There are many different approaches to running on EC2, this article is good for the following scenarios:
- Running very large FDTD jobs that won't fit on a single compute node
- A single user or a small team of users sharing the same AWS account
- Occasional to moderate use of EC2
- A few simulation jobs per day
- Low-cost access to computing time using spot instances
This may not be the best approach for a large team, running small FDTD jobs, parameter sweeps or inverse design. Please contact Lumerical support for other use case scenarios or configurations.
- Experience with AWS console
- Experience working with SSH (x11) + SCP
AWS charges are based on the amount of time and storage used. The majority costs incurred when running Lumerical Products on AWS while following our most common use-cases are:
- EC2 (Elastic Cloud Compute) Instances: For EC2 you only pay for what you use on a sub-second basis (while the instance is in the "Running" state). Our uses cases use on-demand instances, however, there are cheaper hourly rates available for longer-term contracts and spot computing instances. See Amazon EC2 pricing for details.
- EBS (Elastic Block Storage): These volumes are used by each EC2 instance as a system drive and are a fixed size set when the instance is launched. Charges are incurred whether the instances are in the "Running" or "Stopped" state. See Amazon EBS Pricing for details.
- EFS (Elastic File System): These volumes are dynamically sized and you only pay for the storage you use. These volumes are used as a shared filesystem between multiple instances. See Amazon EFS pricing for details.
Example on-demand estimate while testing (USD):
- License server (t3.nano, 10 GB storage): $5/month
- Compute instances (2 x c5.large, 20 GB storage each): $128/month, $0.18/hour
- Shared storage (EFS, 5 GB usage): $5/month
Example on-demand estimate for production (USD):
- License server (t3.nano, 10 GB storage): $5/month
- Compute instances (4 x c5n.18xlarge, 20 GB storage each): $11,360/month, $16/hour
- Shared storage (EFS, 1 TB usage): $300/month
1. Cluster Configuration
- Create and configure your VPC and Security Group
- Create a key-pair and IAM Role
- Create and Configure a License Server
- Create a Linux Compute AMI for use with a cluster
1.2 Create a placement group
Placement groups tell EC2 to create servers that are located close to one and other to ensure there is good network performance between them. This is important for distributed FDTD jobs.
- Placement groups are added under the EC2 service and only require a name.
1.4 Create a launch template
A launch template saves all the settings for launching server instances. This makes it faster and repeatable to launch instances. We’ll create a launch template to launch our compute AMI in our placement group and using our IAM role.
- Go to INSTANCES > Launch Templates on the EC2 dashboard
- Create launch template
- Provide the required information;
- template name
- template version description
- AMI ID
- instance type (e.g. c5 instances)
- keypair name
- security group
- edit Advanced Details
- shutdown behavior = Stop
- Placement group name
- Create launch template
- The Launch template will be used when creating more nodes as required by your simulation project.
2. Running a job
2.1 Upload an .fsp file to your bucket
The job launch script will download your file from S3. Make a different folder for each file. Lumerical FDTD can upload files directly to S3 if you configure your PC.

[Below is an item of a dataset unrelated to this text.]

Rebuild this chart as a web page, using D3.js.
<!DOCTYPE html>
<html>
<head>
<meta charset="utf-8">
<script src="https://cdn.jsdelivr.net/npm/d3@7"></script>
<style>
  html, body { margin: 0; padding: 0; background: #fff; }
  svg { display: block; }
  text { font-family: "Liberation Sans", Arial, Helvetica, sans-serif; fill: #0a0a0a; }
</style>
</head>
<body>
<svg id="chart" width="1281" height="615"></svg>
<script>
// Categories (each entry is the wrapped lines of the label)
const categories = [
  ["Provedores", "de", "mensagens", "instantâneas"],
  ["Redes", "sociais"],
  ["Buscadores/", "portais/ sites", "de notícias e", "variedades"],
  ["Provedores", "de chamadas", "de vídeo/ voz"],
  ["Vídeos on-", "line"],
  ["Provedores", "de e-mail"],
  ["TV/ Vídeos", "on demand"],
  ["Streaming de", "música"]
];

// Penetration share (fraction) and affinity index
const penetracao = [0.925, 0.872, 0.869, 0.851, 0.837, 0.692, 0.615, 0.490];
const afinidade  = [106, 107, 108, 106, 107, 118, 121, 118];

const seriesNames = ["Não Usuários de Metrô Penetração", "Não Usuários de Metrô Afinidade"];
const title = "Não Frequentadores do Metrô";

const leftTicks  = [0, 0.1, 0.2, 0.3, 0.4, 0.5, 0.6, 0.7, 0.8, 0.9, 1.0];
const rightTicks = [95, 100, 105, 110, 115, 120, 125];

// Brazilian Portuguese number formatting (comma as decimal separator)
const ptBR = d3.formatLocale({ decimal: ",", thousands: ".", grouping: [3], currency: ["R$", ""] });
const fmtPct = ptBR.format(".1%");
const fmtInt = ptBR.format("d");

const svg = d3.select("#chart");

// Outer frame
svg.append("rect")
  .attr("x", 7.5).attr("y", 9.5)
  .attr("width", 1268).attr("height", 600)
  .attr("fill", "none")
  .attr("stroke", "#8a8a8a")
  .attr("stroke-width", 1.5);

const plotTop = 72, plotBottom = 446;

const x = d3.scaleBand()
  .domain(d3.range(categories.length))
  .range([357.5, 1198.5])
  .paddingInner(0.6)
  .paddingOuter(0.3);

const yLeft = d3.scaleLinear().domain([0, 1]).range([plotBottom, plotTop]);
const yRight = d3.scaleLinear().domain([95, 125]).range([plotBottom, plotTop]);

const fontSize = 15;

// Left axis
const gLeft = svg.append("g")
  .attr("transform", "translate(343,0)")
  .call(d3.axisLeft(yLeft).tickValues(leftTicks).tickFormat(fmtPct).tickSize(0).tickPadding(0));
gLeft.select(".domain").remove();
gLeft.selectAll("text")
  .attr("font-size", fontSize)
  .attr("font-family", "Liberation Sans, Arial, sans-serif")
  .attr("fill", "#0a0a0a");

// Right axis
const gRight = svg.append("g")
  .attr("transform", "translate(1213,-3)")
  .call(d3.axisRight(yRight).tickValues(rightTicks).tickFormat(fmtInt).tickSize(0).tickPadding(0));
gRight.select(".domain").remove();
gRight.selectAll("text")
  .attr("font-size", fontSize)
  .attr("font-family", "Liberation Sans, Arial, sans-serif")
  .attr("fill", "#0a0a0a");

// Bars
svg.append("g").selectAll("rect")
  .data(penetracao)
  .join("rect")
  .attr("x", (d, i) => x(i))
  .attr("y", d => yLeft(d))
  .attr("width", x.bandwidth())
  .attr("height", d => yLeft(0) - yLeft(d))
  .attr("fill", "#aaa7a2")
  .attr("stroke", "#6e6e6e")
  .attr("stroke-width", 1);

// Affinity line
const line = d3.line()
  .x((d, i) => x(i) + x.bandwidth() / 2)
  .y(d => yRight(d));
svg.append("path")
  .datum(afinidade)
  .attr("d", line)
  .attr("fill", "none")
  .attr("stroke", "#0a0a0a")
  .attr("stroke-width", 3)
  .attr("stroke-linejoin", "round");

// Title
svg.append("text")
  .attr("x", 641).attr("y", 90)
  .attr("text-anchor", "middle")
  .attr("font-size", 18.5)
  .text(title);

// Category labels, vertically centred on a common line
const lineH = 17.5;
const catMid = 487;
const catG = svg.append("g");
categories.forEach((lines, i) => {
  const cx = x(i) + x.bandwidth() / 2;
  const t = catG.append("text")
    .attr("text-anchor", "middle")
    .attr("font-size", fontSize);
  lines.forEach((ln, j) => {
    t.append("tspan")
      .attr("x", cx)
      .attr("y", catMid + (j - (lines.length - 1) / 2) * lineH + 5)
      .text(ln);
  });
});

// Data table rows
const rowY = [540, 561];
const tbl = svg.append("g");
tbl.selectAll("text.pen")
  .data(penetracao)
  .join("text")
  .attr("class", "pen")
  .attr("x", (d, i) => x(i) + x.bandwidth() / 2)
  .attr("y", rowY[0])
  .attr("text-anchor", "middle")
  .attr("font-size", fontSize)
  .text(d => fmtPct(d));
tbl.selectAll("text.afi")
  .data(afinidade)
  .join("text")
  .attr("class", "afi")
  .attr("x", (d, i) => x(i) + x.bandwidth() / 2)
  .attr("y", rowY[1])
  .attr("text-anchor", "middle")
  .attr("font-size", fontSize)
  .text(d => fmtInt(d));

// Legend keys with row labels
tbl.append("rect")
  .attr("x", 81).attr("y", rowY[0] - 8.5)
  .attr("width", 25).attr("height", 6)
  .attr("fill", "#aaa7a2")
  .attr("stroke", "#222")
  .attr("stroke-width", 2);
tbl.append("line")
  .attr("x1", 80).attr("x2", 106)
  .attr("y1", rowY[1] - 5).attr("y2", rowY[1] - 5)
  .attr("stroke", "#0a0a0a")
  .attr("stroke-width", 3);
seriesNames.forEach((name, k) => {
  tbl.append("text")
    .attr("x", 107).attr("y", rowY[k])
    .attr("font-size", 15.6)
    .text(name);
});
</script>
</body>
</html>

2.2 Launch instances from template
We’ll use the launch template we created to launch 2 instances. With this technique, it is simple to launch as many instances as you like (or your account limits permit). We have already specified all the details to launch instances, so we just pick the template and set the number of instances. You can override the instance type in the template if you want to try different instances to optimize for your job. In the video, we chose a smaller instance. Typically the c5n.18xlarge is a good default choice.
- Go to INSTANCES > Launch Templates on the EC2 dashboard.

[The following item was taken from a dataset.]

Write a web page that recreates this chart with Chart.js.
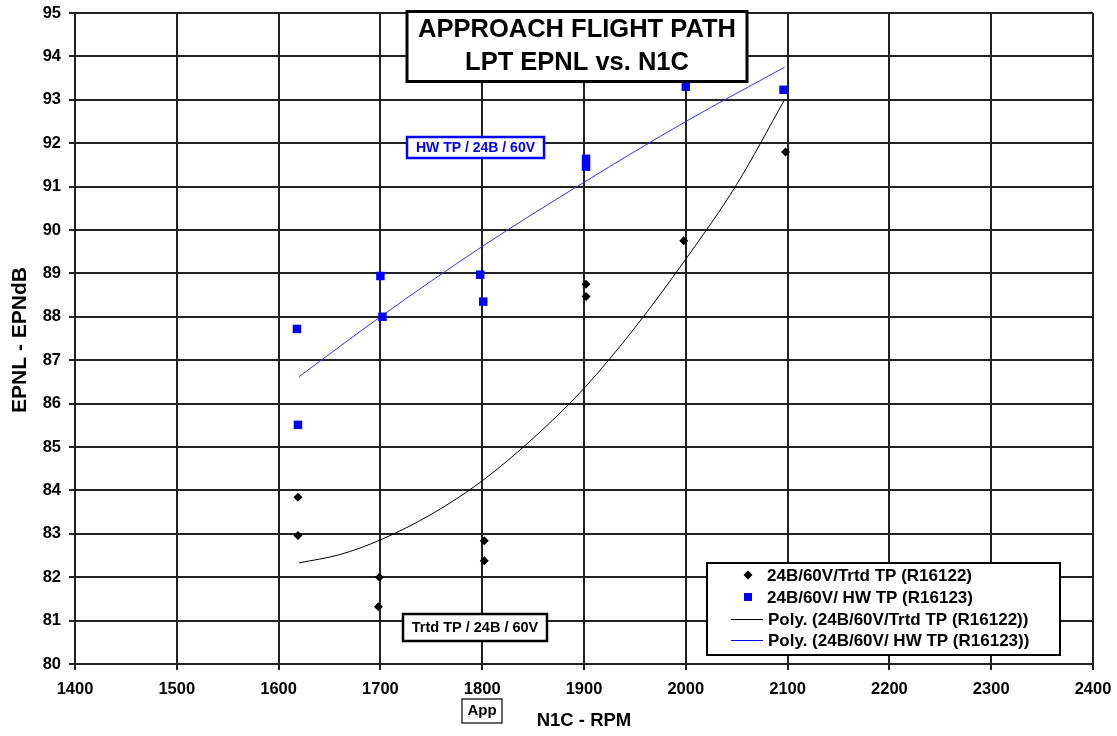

- Select the Launch template you created
- Click on Actions and select "Launch instance from template"
- Select the template version (Default if this is new and only first version)

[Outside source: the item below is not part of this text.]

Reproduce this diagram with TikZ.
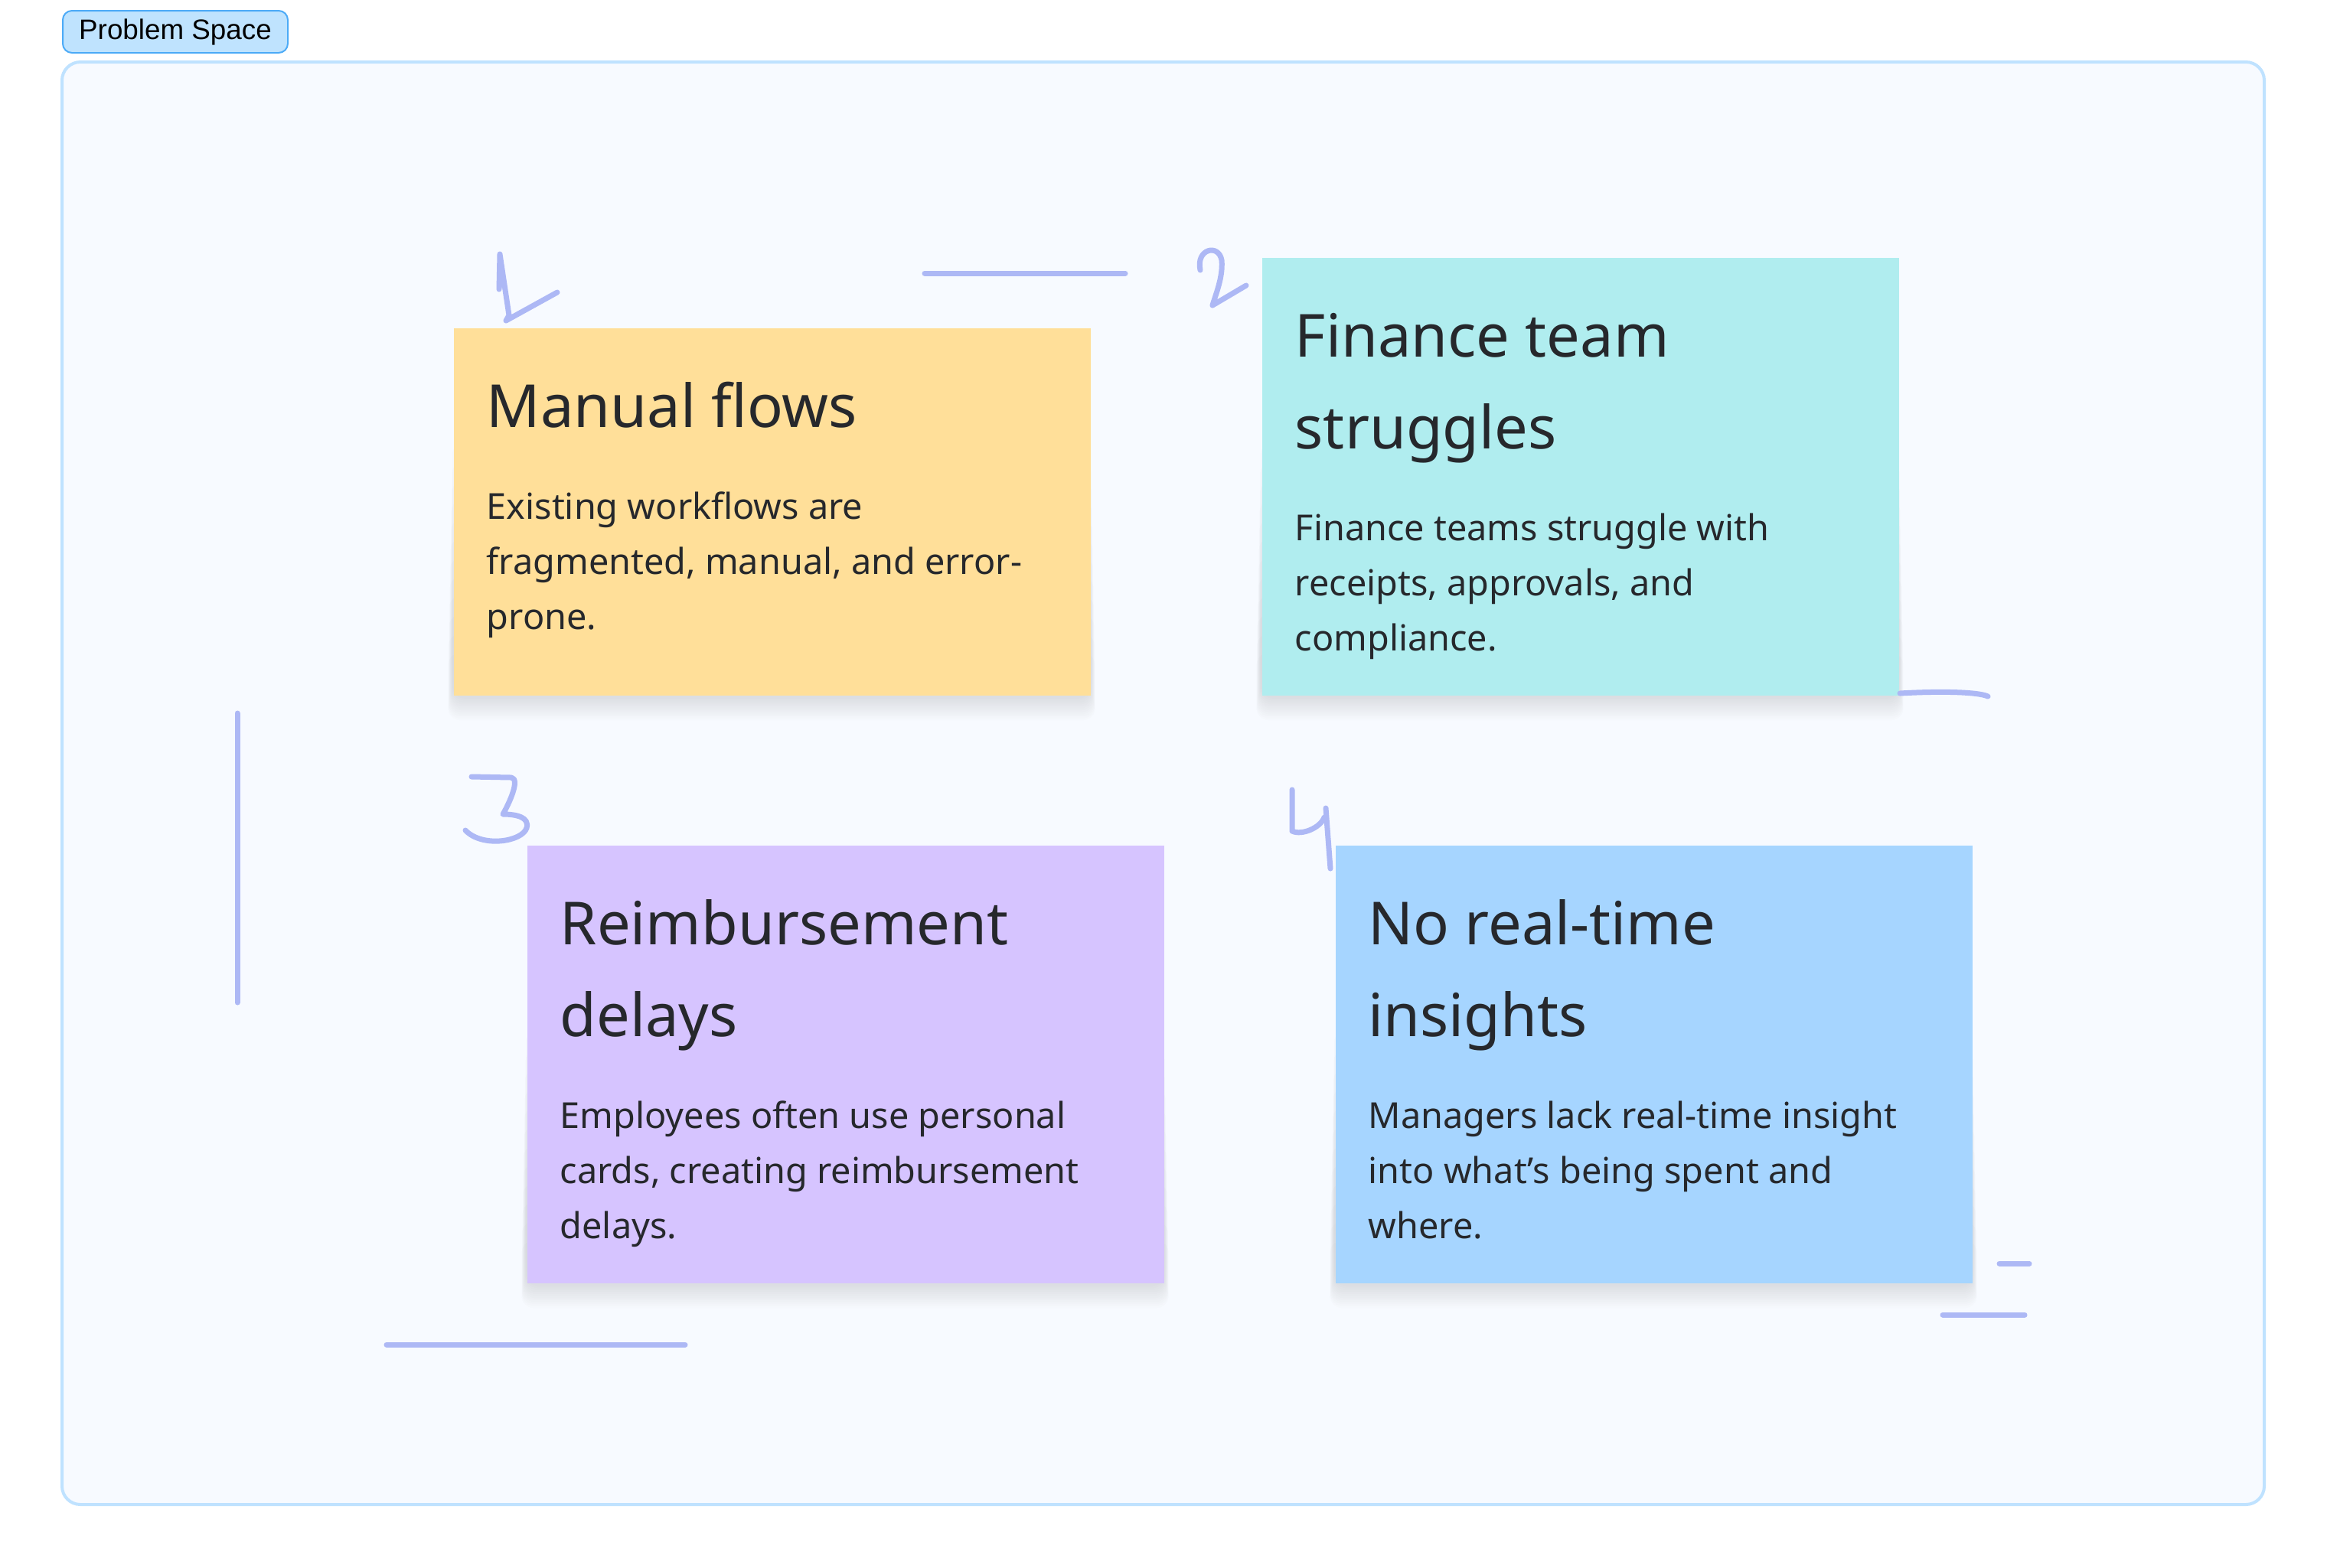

- Indicate how many instances (nodes) you want to create.
- Check and confirm that instance details and advanced details are correct.
e.g. AMI ID, type, subnet, security groups, key pair, storage, shutdown behavior, and placement group name.
- press "Launch instance from template"
2.3 Login and launch a job
Once the instances are up we’ll connect with ssh to one instance. It doesn’t matter which one, but it’s a good idea to add a note on the one you choose as this will be the root node if you want to log in again and terminate the job early or check the progress.
The Lumerical AMI has a script 'aws-fdtd.py' that we use to launch the job.
- Downloads your project file. You only have to give it the folder path as the command line argument. You’ve already configured the S3 bucket and permissions. It’ll throw an error if there is more than one file in the bucket.
- Creates a temp folder to store the job file and outputs
- Discovers the other servers you have launched and collects all the IP addresses. It will find all the servers of the same type in the same placement group. If you want to run multiple jobs at the same time you’ll need to create more placement groups and set those when you launch the instances.
- Constructs the command to run the FDTD job and runs it.
- When the job is finished, it will upload all the output files to the same S3 path in a folder
- Terminate all of the instances used in the job
- This approach is intended for on-demand usage where you start EC2 resources for each big job and terminate them when the job completes. You can ssh into the root node and monitor the log file for progress if it is a very long job.
- You can terminate a job early by sending the kill signal to mpiexec. The job will save all the
results an exit cleanly.
kill `pidof mpiexec`
- You can also choose to manually configure your cluster and run jobs.
- You will need to make note of the IP address of the launched nodes and run the products Resource Configuration, or CLI. You will need to manually terminate your compute nodes when you are done.
# The first node in the host list must have local access to the .fsp
/opt/intel/impi/2018.4.274/bin64/mpiexec -host 10.0.0.132,10.0.0.50 -perhost 2 /opt/lumerical/2019b/bin/fdtd-engine-impi-lcl ~/test.fsp
2.4 Download results
Once the instance terminates or you are forcefully logged out from ssh, you can find all the output files in your S3 bucket.
3. Spot instances
Spot Instances allow you to bid for compute time at a much lower rate than on-demand. The cost of this is that the instances can be terminated at any time if there is insufficient capacity or you are outbid. You can use spot instances with this approach, you simply need to check the spot instance option when you launch your instances from a template.
If your spot instances are terminated, the Lumerical AMI runs a background job that gets a 2 min terminate warning from EC2. It will stop the job early so it can upload the incomplete results to S3.
Using spot instances like this carries a risk of wasting money if a very big job is terminated too early and the results are unusable. It can save a lot of money if you can tolerate losing and redoing the odd job.